Omit the pictures and print exactly the lines of the listing below, starting at the first and ending at the line containing "from matplotlib.ticker import".

begin

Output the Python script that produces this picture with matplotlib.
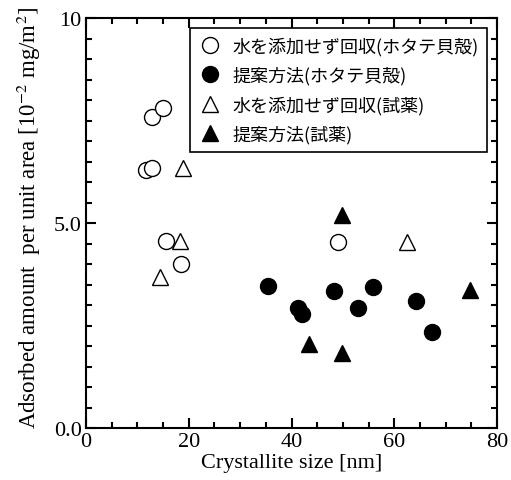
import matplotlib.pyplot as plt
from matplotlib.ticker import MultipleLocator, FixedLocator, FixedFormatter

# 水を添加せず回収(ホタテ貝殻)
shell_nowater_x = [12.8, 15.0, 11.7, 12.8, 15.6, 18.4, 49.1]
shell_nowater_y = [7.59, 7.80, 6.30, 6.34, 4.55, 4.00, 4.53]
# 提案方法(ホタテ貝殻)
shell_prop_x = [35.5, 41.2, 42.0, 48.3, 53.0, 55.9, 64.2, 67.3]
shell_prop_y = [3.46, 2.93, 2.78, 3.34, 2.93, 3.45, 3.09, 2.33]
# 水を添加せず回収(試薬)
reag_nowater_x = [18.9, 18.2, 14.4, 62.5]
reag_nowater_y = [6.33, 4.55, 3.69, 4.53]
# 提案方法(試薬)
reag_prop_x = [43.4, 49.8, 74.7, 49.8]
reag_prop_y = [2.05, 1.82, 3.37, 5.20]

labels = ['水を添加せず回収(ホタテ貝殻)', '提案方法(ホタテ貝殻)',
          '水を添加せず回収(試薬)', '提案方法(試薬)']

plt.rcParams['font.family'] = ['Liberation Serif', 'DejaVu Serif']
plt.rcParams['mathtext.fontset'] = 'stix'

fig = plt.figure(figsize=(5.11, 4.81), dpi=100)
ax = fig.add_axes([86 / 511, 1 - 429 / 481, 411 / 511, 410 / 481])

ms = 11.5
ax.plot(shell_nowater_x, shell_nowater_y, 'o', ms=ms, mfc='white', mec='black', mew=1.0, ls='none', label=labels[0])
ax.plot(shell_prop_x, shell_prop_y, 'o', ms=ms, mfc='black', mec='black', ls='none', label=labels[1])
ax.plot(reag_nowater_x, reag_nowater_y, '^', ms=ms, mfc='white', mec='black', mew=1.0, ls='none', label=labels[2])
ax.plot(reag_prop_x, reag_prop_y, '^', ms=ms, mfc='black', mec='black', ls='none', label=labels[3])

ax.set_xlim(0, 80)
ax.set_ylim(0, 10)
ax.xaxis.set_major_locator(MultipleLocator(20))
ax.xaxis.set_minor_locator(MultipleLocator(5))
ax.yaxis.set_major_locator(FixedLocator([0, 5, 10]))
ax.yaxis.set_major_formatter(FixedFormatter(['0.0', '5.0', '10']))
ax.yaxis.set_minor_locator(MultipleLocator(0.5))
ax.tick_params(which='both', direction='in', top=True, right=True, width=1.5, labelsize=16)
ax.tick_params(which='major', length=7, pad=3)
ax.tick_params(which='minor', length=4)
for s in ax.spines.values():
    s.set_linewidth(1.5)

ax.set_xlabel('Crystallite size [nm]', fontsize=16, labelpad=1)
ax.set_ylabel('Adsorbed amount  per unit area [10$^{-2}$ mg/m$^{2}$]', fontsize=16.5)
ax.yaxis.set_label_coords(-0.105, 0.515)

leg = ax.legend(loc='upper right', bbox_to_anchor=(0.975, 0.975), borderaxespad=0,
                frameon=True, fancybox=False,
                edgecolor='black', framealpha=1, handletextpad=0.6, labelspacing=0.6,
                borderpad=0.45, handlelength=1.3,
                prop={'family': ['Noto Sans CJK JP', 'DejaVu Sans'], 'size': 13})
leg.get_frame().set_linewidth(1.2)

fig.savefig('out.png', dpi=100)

end

◆ **Exercise output**
Output the Python script that produces this picture with matplotlib.
import matplotlib.pyplot as plt
from matplotlib.ticker import MultipleLocator, FixedLocator, FixedFormatter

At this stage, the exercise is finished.